27/01/2006

Adiós al Aconcagua

Al frío helador de las nueve de la noche. A la leche en polvo. A los juramentos de Oiarzabal. A la electricidad de Chema Martínez. Al olor insoportable de la ropa sucia dentro de la tienda. A la obsesión por cargar la batería del teléfono. A llevar dos relojes, uno con la hora de aquí y otro con la hora de España. Al visto y no visto de Gervasio Deferr: ahora está, ahora no.

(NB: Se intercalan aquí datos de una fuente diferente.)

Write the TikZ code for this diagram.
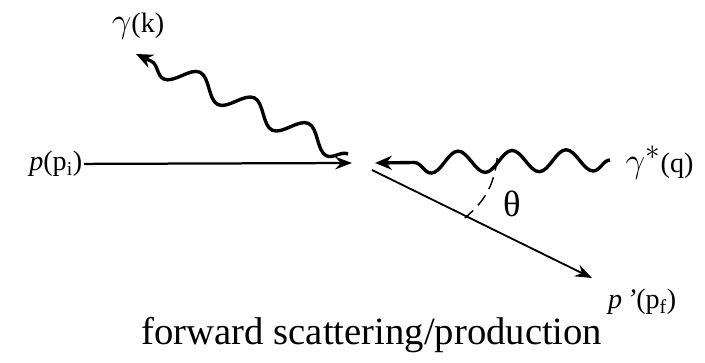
\documentclass[tikz,border=0pt]{standalone}
\usepackage{fontspec}
\setmainfont{Liberation Serif}
\usetikzlibrary{arrows.meta,decorations.pathmorphing}

\tikzset{
  fermion/.style={line width=1.6pt, -{Stealth[length=12pt,width=9pt,inset=4pt]}},
  photon/.style={line width=2.4pt, -{Stealth[length=12pt,width=10pt,inset=4pt]},
    decorate, decoration={snake, amplitude=0.27cm, segment length=1.4cm, post length=0.35cm}},
  lbl/.style={font=\fontsize{20}{24}\selectfont, inner sep=1pt}
}

\begin{document}
\begin{tikzpicture}
  \useasboundingbox (0,0) rectangle (17.625,9.05);
  % labels
  \node[lbl, anchor=east] (pin) at (2.1,4.95) {\textit{p}(p\textsubscript{i})};
  \node[lbl, anchor=east] (pout) at (16.95,1.5) {\textit{p\,’}(p\textsubscript{f})};
  \node[lbl] (gk) at (3.45,8.4) {{\fontsize{28}{30}\selectfont$\gamma$}(k)};
  \node[lbl, anchor=west] (gq) at (15.6,4.98) {{\fontsize{28}{30}\selectfont$\gamma^{*}$}(q)};
  \node[font=\fontsize{26}{28}\selectfont] (th) at (12.8,3.95) {θ};
  \coordinate (vin) at (8.8,4.975);
  \coordinate (vq) at (9.375,4.975);
  \coordinate (vout) at (9.3,4.8);
  \coordinate (fout) at (14.8,2.1);
  \coordinate (gkstart) at (8.7,5.2);
  \coordinate (gkend) at (3.4,7.7);
  \coordinate (gqstart) at (15.25,5.05);
  % lines
  \draw[fermion] (pin) -- (vin);
  \draw[fermion, line width=1.3pt] (vout) -- (fout);
  \draw[photon, decoration={segment length=1.35cm}] (gqstart) -- (vq);
  \draw[photon, decoration={segment length=1.5cm}] (gkstart) -- (gkend);
  \draw[line width=1pt, dash pattern=on 9pt off 5pt] (12.43,5.1) to[bend left=22] (11.62,3.6);
  % caption
  \node[font=\fontsize{27.5}{32}\selectfont] (cap) at (9.3,0.68) {forward scattering/production};
\end{tikzpicture}
\end{document}
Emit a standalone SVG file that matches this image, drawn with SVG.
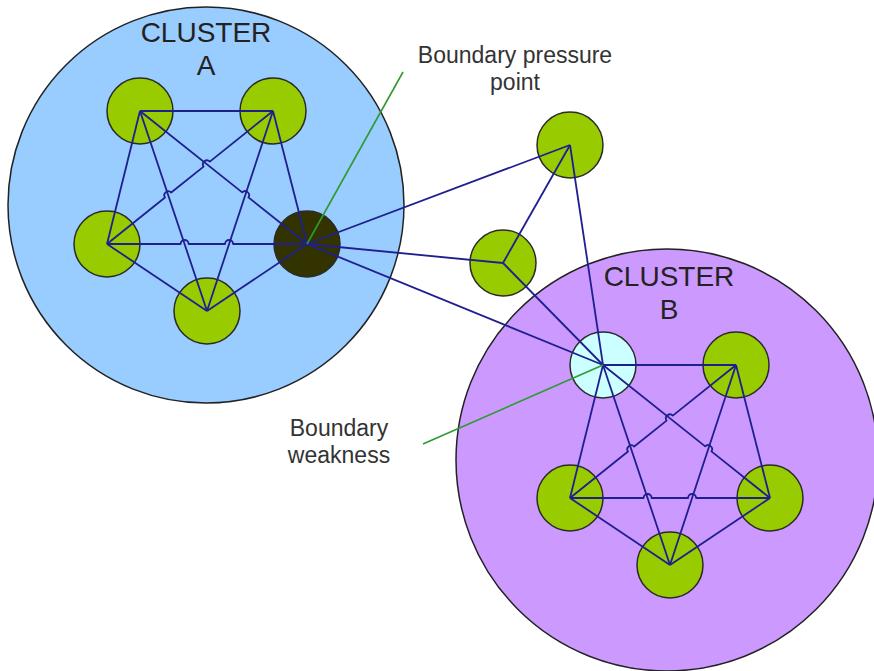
<svg xmlns="http://www.w3.org/2000/svg" xmlns:xlink="http://www.w3.org/1999/xlink" width="874" height="671" viewBox="0 0 874 671">
  <style>
    .cluster { stroke: #222; stroke-width: 1.5; }
    .node { stroke: #2a2a2a; stroke-width: 1.5; }
    .green { fill: #99cc00; }
    .link { fill: none; stroke: #1f1f8f; stroke-width: 1.8; stroke-linejoin: round; }
    .callout { fill: none; stroke: #2f9a2f; stroke-width: 1.6; }
    .title { font-family: "Liberation Sans", Arial, sans-serif; font-size: 28px; fill: #222; text-anchor: middle; }
    .label { font-family: "Liberation Sans", Arial, sans-serif; font-size: 23px; fill: #333; text-anchor: middle; }
  </style>
  <defs>
    <!-- fully connected five-node mesh, with line jumps where links cross -->
    <g id="mesh">
      <path class="link" d="M140,111 L273,111"/>
      <path class="link" d="M273,111 L307,244"/>
      <path class="link" d="M307,244 L207,311"/>
      <path class="link" d="M207,311 L107,244"/>
      <path class="link" d="M107,244 L140,111"/>
      <path class="link" d="M140,111 L242.2,192.4 A4,4 0 0 1 248.4,197.4 L307,244"/>
      <path class="link" d="M140,111 L207,311"/>
      <path class="link" d="M107,244 L165,197.5 A4,4 0 0 1 171.2,192.5 L203.6,166.6 A4,4 0 0 1 209.8,161.6 L273,111"/>
      <path class="link" d="M273,111 L207,311"/>
      <path class="link" d="M107,244 L180.6,244 A4,4 0 0 1 188.6,244 L225.1,244 A4,4 0 0 1 233.1,244 L307,244"/>
    </g>
  </defs>

  <!-- clusters -->
  <g id="cluster-a">
    <circle class="cluster" cx="206" cy="205" r="198" fill="#99ccff"/>
    <text class="title" x="206" y="42">CLUSTER</text>
    <text class="title" x="206" y="75">A</text>
  </g>
  <g id="cluster-b">
    <circle class="cluster" cx="667" cy="460" r="211" fill="#cc99ff"/>
    <text class="title" x="669" y="286">CLUSTER</text>
    <text class="title" x="669" y="319">B</text>
  </g>

  <!-- nodes of cluster A -->
  <g id="a-top-left"><circle class="node green" cx="140" cy="111" r="33"/></g>
  <g id="a-top-right"><circle class="node green" cx="273" cy="111" r="33"/></g>
  <g id="a-left"><circle class="node green" cx="107" cy="244" r="33"/></g>
  <g id="a-pressure-point"><circle class="node" cx="307" cy="244" r="33" fill="#333300"/></g>
  <g id="a-bottom"><circle class="node green" cx="207" cy="311" r="33"/></g>

  <!-- nodes between the clusters -->
  <g id="outer-upper"><circle class="node green" cx="570" cy="145" r="33"/></g>
  <g id="outer-lower"><circle class="node green" cx="503" cy="263" r="33"/></g>

  <!-- nodes of cluster B -->
  <g id="b-weakness"><circle class="node" cx="603" cy="365" r="33" fill="#ccffff"/></g>
  <g id="b-top-right"><circle class="node green" cx="736" cy="365" r="33"/></g>
  <g id="b-left"><circle class="node green" cx="570" cy="498" r="33"/></g>
  <g id="b-right"><circle class="node green" cx="770" cy="498" r="33"/></g>
  <g id="b-bottom"><circle class="node green" cx="670" cy="565" r="33"/></g>

  <!-- connectors -->
  <g id="connectors">
    <use xlink:href="#mesh"/>
    <use xlink:href="#mesh" transform="translate(463,254)"/>
    <path class="link" d="M307,244 L570,145"/>
    <path class="link" d="M307,244 L503,263"/>
    <path class="link" d="M307,244 L603,365"/>
    <path class="link" d="M570,145 L503,263"/>
    <path class="link" d="M570,145 L603,365"/>
    <path class="link" d="M503,263 L603,365"/>
    <path class="callout" d="M307,244 L403,72"/>
    <path class="callout" d="M603,365 L423,444"/>
  </g>

  <!-- callout labels -->
  <g id="label-pressure">
    <text class="label" x="515" y="63">Boundary pressure</text>
    <text class="label" x="515" y="90">point</text>
  </g>
  <g id="label-weakness">
    <text class="label" x="339" y="436">Boundary</text>
    <text class="label" x="339" y="463">weakness</text>
  </g>
</svg>
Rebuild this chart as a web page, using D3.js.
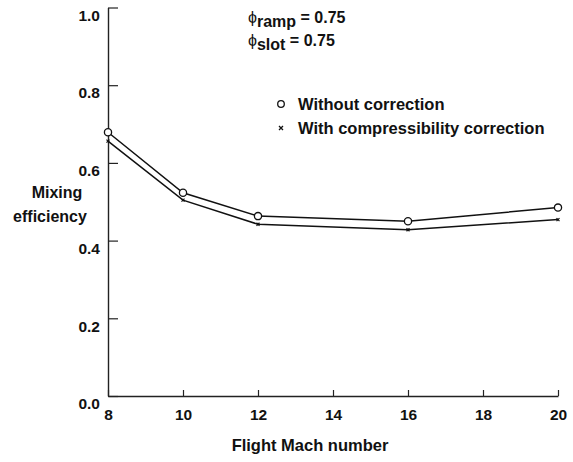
<!DOCTYPE html>
<meta charset="utf-8">
<style>
	body { margin: 0; background: #fff; }
	text { font-family: "Liberation Sans", Arial, sans-serif; font-weight: bold; fill: #111; }
</style>
<svg width="573" height="462"></svg>
<script src="https://d3js.org/d3.v7.min.js"></script>
<script>
	var mach = [8, 10, 12, 16, 20]
	var withoutCorr = [0.679, 0.523, 0.463, 0.450, 0.485]
	var withCorr = [0.656, 0.504, 0.442, 0.428, 0.454]
	var xTicks = [8, 10, 12, 14, 16, 18, 20]
	var yTicks = [0.0, 0.2, 0.4, 0.6, 0.8, 1.0]

	var svg = d3.select('svg')
	var x = d3.scaleLinear().domain([8, 20]).range([108, 558]),
		y = d3.scaleLinear().domain([0, 1]).range([396, 7.5])

	// axes, ticks pointing inward
	var xAxis = d3.axisBottom(x).tickValues(xTicks).tickSizeInner(-6).tickSizeOuter(0).tickPadding(15)
	var yAxis = d3.axisLeft(y).tickValues(yTicks).tickSizeInner(-10).tickSizeOuter(0).tickPadding(8)
		.tickFormat(d3.format('.1f'))

	var gx = svg.append('g').attr('transform', 'translate(0,396)').call(xAxis)
	var gy = svg.append('g').attr('transform', 'translate(108,0)').call(yAxis)
	svg.selectAll('.domain').attr('stroke', '#222').attr('stroke-width', 1.4)
	svg.selectAll('.tick line').attr('stroke', '#222').attr('stroke-width', 1.2)
	svg.selectAll('.tick text').style('font-size', '15.5px').attr('fill', '#111')
	gy.selectAll('.tick text').attr('dy', '0.82em')
	gx.selectAll('.tick text').attr('dy', '0.6em')

	// lines
	var line = d3.line()
		.x(function (d) { return x(d[0]) })
		.y(function (d) { return y(d[1]) })

	var upper = mach.map(function (m, i) { return [m, withoutCorr[i]] }),
		lower = mach.map(function (m, i) { return [m, withCorr[i]] })

	svg.append('path').attr('d', line(upper))
		.attr('fill', 'none').attr('stroke', '#111').attr('stroke-width', 1.5)
	svg.append('path').attr('d', line(lower))
		.attr('fill', 'none').attr('stroke', '#111').attr('stroke-width', 1.5)

	svg.selectAll('.pt').data(upper).enter().append('circle')
		.attr('cx', function (d) { return x(d[0]) })
		.attr('cy', function (d) { return y(d[1]) })
		.attr('r', 3.6)
		.attr('fill', '#fff').attr('stroke', '#111').attr('stroke-width', 1.3)

	svg.selectAll('.xm').data(lower).enter().append('path')
		.attr('transform', function (d) { return 'translate(' + x(d[0]) + ',' + y(d[1]) + ')' })
		.attr('d', 'M-1.5,-1.5L1.5,1.5M-1.5,1.5L1.5,-1.5')
		.attr('stroke', '#111').attr('stroke-width', 1.2)

	// legend
	svg.append('circle').attr('cx', 281).attr('cy', 104).attr('r', 3.3)
		.attr('fill', '#fff').attr('stroke', '#111').attr('stroke-width', 1.3)
	svg.append('path').attr('transform', 'translate(281,128)')
		.attr('d', 'M-2,-2L2,2M-2,2L2,-2').attr('stroke', '#111').attr('stroke-width', 1.3)
	svg.append('text').attr('x', 298).attr('y', 110).style('font-size', '16.5px').text('Without correction')
	svg.append('text').attr('x', 298).attr('y', 134).style('font-size', '16.5px').text('With compressibility correction')

	// phi annotations
	var phi = svg.append('text').attr('x', 248).attr('y', 23).style('font-size', '16px')
	phi.append('tspan').style('font-weight', 'normal').text('ϕ')
	phi.append('tspan').attr('dy', 4).text('ramp')
	phi.append('tspan').attr('dy', -4).text(' = 0.75')
	var phi2 = svg.append('text').attr('x', 248).attr('y', 46).style('font-size', '16px')
	phi2.append('tspan').style('font-weight', 'normal').text('ϕ')
	phi2.append('tspan').attr('dy', 4).text('slot')
	phi2.append('tspan').attr('dy', -4).text(' = 0.75')

	// axis titles
	svg.append('text').attr('x', 57).attr('y', 198).attr('text-anchor', 'middle').style('font-size', '16px').text('Mixing')
	svg.append('text').attr('x', 50).attr('y', 222).attr('text-anchor', 'middle').style('font-size', '16px').text('efficiency')
	svg.append('text').attr('x', 310).attr('y', 451).attr('text-anchor', 'middle').style('font-size', '16.5px').text('Flight Mach number')
</script>
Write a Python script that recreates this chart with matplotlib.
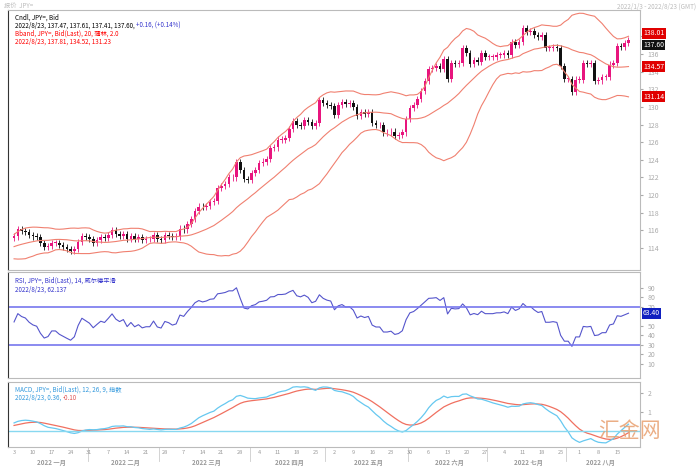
import numpy as np, pandas as pd
import matplotlib
matplotlib.use("Agg")
import matplotlib.pyplot as plt
from matplotlib.patches import Rectangle
plt.rcParams['font.family'] = ['Noto Sans CJK SC', 'DejaVu Sans']

warmup = [113.5,113.1,112.8,113.4,113.8,113.5,113.2,113.5,113.7,113.3,113.6,113.5,113.8,113.7,114.1,
          113.7,113.6,114.1,114.4,114.4,114.9,115.0,115.1,115.0,115.1]
jan = [115.3,116.1,115.9,115.8,115.5,115.3,115.2,114.6,114.1,114.2,114.6,114.6,114.3,114.1,113.9,113.7,113.9,114.7,115.4,115.2]
feb = [115.0,114.6,114.9,115.2,115.1,115.5,116.0,115.6,115.4,115.6,115.0,115.4,115.0,115.2,114.9,115.0,115.0,115.5,115.0]
mar = [114.9,115.5,115.4,115.2,115.3,116.2,116.1,116.7,117.3,118.2,118.7,118.6,118.8,119.2,119.3,120.8,121.0,121.3,122.0,122.0,123.7,122.8,121.8,121.7]
apr = [122.5,122.8,123.6,123.8,124.1,125.3,125.4,126.3,126.3,126.5,127.5,128.4,127.9,127.8,128.5,128.3,127.8,128.2,130.8,130.4]
may = [130.2,130.1,129.1,130.2,130.6,130.3,130.4,130.0,129.0,129.4,129.2,129.4,128.2,127.9,127.9,127.1,127.1,127.2,126.7,126.8,127.1,128.6]
jun = [129.9,130.2,130.9,131.8,132.9,134.3,134.4,134.6,134.3,135.4,133.2,135.0,134.9,135.0,136.7,136.1,134.9,135.3,135.1,136.1,135.7]
jul = [135.7,135.7,135.9,135.9,136.1,135.9,137.4,137.0,137.4,138.9,138.5,138.6,138.2,137.9,138.1,136.7,136.7,136.8,136.7,134.6,133.2]
aug = [133.2,131.7,133.1,133.1,135.0,134.9,135.0,132.9,133.0,133.4,133.4,134.8,135.0,136.9,136.8,137.2,137.6]
month_labels = ['2022 一月','2022 二月','2022 三月','2022 四月','2022 五月','2022 六月','2022 七月','2022 八月']
months = [jan,feb,mar,apr,may,jun,jul,aug]

allc = pd.Series(warmup + sum(months, []))
n0 = len(warmup)
mid = allc.rolling(20, min_periods=1).mean()
sd = allc.rolling(20, min_periods=2).std().fillna(0.5)
up, lo = mid + 2*sd, mid - 2*sd
d = allc.diff()
g = d.clip(lower=0).ewm(alpha=1/14, adjust=False).mean()
l = (-d.clip(upper=0)).ewm(alpha=1/14, adjust=False).mean()
rsi = 100 - 100/(1+g/l)
macd = allc.ewm(span=12, adjust=False).mean() - allc.ewm(span=26, adjust=False).mean()
sig = macd.ewm(span=9, adjust=False).mean()

close = allc.values[n0:]
opn = allc.values[n0-1:-1]
N = len(close)
x = np.arange(N)

fig = plt.figure(figsize=(7, 4.72), dpi=100)
L, W = 0.012, 0.902
ax1 = fig.add_axes([L, 0.428, W, 0.551])
ax2 = fig.add_axes([L, 0.199, W, 0.225])
ax3 = fig.add_axes([L, 0.052, W, 0.139])
for a in (ax1, ax2, ax3):
    a.set_xlim(-1.5, N + 2)
    a.yaxis.tick_right()
    a.tick_params(axis='y', labelsize=5, colors='#aaaaaa', length=2)
    a.tick_params(axis='x', bottom=False, labelbottom=False)
    for s in a.spines.values():
        s.set_color('#bbbbbb')
    a.spines['left'].set_color('#333333')

for i in range(N):
    o, c = opn[i], close[i]
    col = '#e8157e' if c >= o else '#111111'
    ax1.vlines(x[i], min(o, c) - 0.35, max(o, c) + 0.35, color=col, lw=0.6)
    ax1.add_patch(Rectangle((x[i]-0.35, min(o, c)), 0.7, max(abs(c-o), 0.05), color=col, lw=0))
for s in (up, mid, lo):
    ax1.plot(x, s.values[n0:], color='#f08070', lw=0.8)
ax1.set_ylim(111.5, 141)
ax1.set_yticks(np.arange(114, 140, 2))

def tag(ax, val, fc, dy=0.0):
    yy = ax.transAxes.inverted().transform(ax.transData.transform((0, val)))[1] + dy
    ax.text(1.005, yy, f'{val:.2f}', transform=ax.transAxes, fontsize=5, color='white', va='center',
            bbox=dict(boxstyle='square,pad=0.2', fc=fc, ec='none'), zorder=5)

tag(ax1, up.values[-1], '#e00000', 0.012)
tag(ax1, close[-1], '#111111', -0.02)
tag(ax1, mid.values[-1], '#e00000')
tag(ax1, lo.values[-1], '#e00000')
ax1.text(0.01, 0.985, 'Cndl, JPY=, Bid', transform=ax1.transAxes, fontsize=4.5, va='top')
t = ax1.text(0.01, 0.955, '2022/8/23, 137.47, 137.61, 137.41, 137.60, ', transform=ax1.transAxes, fontsize=4.5, va='top')
ax1.annotate('+0.16, (+0.14%)', xycoords=t, xy=(1, 1), va='top', fontsize=4.5, color='#3333cc')
ax1.text(0.01, 0.925, 'Bband, JPY=, Bid(Last), 20, 蒲林, 2.0', transform=ax1.transAxes, fontsize=4.5, va='top', color='red')
ax1.text(0.01, 0.895, '2022/8/23, 137.81, 134.52, 131.23', transform=ax1.transAxes, fontsize=4.5, va='top', color='red')

ax2.plot(x, rsi.values[n0:], color='#5555cc', lw=0.8)
ax2.axhline(70, color='#7777ee', lw=1.2)
ax2.axhline(30, color='#7777ee', lw=1.2)
ax2.set_ylim(-5, 107)
ax2.set_yticks([10, 20, 30, 40, 50, 70, 80, 90])
ax2.text(0.01, 0.96, 'RSI, JPY=, Bid(Last), 14, 威尔德平滑', transform=ax2.transAxes, fontsize=4.5, va='top', color='#3333cc')
ax2.text(0.01, 0.87, '2022/8/23, 62.137', transform=ax2.transAxes, fontsize=4.5, va='top', color='#3333cc')
tag(ax2, rsi.values[-1], '#1020c0')

ax3.plot(x, sig.values[n0:], color='#f07060', lw=0.9)
ax3.plot(x, macd.values[n0:], color='#66c8f0', lw=0.9)
ax3.axhline(0, color='#88d8f0', lw=1.0)
ax3.set_ylim(-0.85, 2.6)
ax3.set_yticks([1, 2])
ax3.text(0.01, 0.95, 'MACD, JPY=, Bid(Last), 12, 26, 9, 指数', transform=ax3.transAxes, fontsize=4.5, va='top', color='#3399dd')
t2 = ax3.text(0.01, 0.82, '2022/8/23, 0.36, ', transform=ax3.transAxes, fontsize=4.5, va='top', color='#3399dd')
ax3.annotate('-0.10', xycoords=t2, xy=(1, 1), va='top', fontsize=4.5, color='#e05050')

# date axis
start = 0
for lab, m in zip(month_labels, months):
    ax3.annotate(lab, xy=(start + len(m)/2, 0), xycoords=ax3.get_xaxis_transform(), xytext=(0, -8),
                 textcoords='offset points', fontsize=4.5, ha='center', va='top', color='#999999', fontweight='bold')
    if start:
        ax3.axvline(start - 0.5, ymin=-0.2, ymax=0, clip_on=False, color='#cccccc', lw=0.6)
    start += len(m)
dates = pd.bdate_range('2022-01-03', periods=N)
for i, dt in enumerate(dates):
    if dt.weekday() == 0:
        ax3.annotate(str(dt.day), xy=(i, 0), xycoords=ax3.get_xaxis_transform(), xytext=(0, -1.5),
                     textcoords='offset points', fontsize=4, ha='center', va='top', color='#999999')

fig.text(0.005, 0.995, '报价  JPY=', fontsize=4.5, va='top', color='#bbbbbb')
fig.text(0.995, 0.995, '2022/1/3 - 2022/8/23 (GMT)', fontsize=4.5, va='top', ha='right', color='#bbbbbb')
fig.text(0.855, 0.075, '汇金网', fontsize=15, color='#e8a070', alpha=0.85)
fig.savefig('out.png', dpi=100)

A las confidencias de vestuario de Amavisca. A las curas diarias en las amputaciones de Juanito. A la hilera de escaladores subiendo a Nido de Cóndores. A las ráfagas de viento que querían arrancar la tienda. A la tos del compañero en la tienda de al lado. A las cocacolas calientes del mediodía. A lavarse la cara con agua helada. A la crema de dientes congelada. A la tibieza de unos calcetines secos después de bajar del campo dos. A la almohada hecha con la chaqueta de plumas. A la presencia constante de Cerro Bonete, Cerro Catedral y Cerro Cuerno. Al jadear de los porteadores. A echar las cuentas en pesos, en dólares y en euros. A apagar la linterna frontal y meter la cabeza dentro del saco. A mirar la cumbre nada más salir de la tienda, cada día. A las barritas energéticas. A las gominolas de Bea y las aspirinas del doctor. A la cara de sueño de Martín Fiz a las ocho de la tarde. A los chistes malos de después de cenar. En definitiva, adiós al Aconcagua.